A total of 517,072 and 399,326 consecutive donations were screened for hepatitis B virus (HBV) by individual-donation nucleic acid testing (ID-NAT) using Ultrio and Ultrio Plus assays (Novartis Diagnostics), respectively. The impact of more sensitive HBV detection by the latter assay version was established by comparing NAT yield and transmission risk.

Study Design and Methods

Donations were screened simultaneously for HBV serologic markers and ID-NAT, followed by discriminatory assay and confirmatory test algorithms. Window period (WP) reduction and residual HBV transmission risk were computed using mathematical modeling.


HBV NAT-yield rates for both WP and occult HBV infection (OBI) increased significantly from 1:34,471 to 1:17,362 (p = 0.036) and from 1:5120 to 1:2450 (p < 0.0001), despite a 1.2- and 1.6-fold decrease in hepatitis B surface antigen (HBsAg) incidence and prevalence rates respectively. After adjusting for this bias, the WP and OBI NAT-yield improvement factors were 2.3 and 3.4, respectively, higher than a less than 1.5-fold increase estimated from analytical sensitivity studies on HBV Genotype A and C standards. The current WP transmission risk with Ultrio Plus screening was estimated at 1:55,000 compared to 1:22,000 with HBsAg testing.
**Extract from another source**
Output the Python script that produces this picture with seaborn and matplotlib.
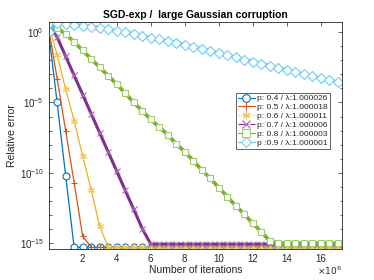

The observed greater than twofold enhanced WP NAT yield with the Ultrio Plus assay can be explained by greater than 10-fold increased analytical sensitivity in detecting the HBV Genotype B and C strains in Hong Kong. Direct comparison studies of the two assay versions on dilutions of HBV NAT-yield samples are required to confirm this hypothesis.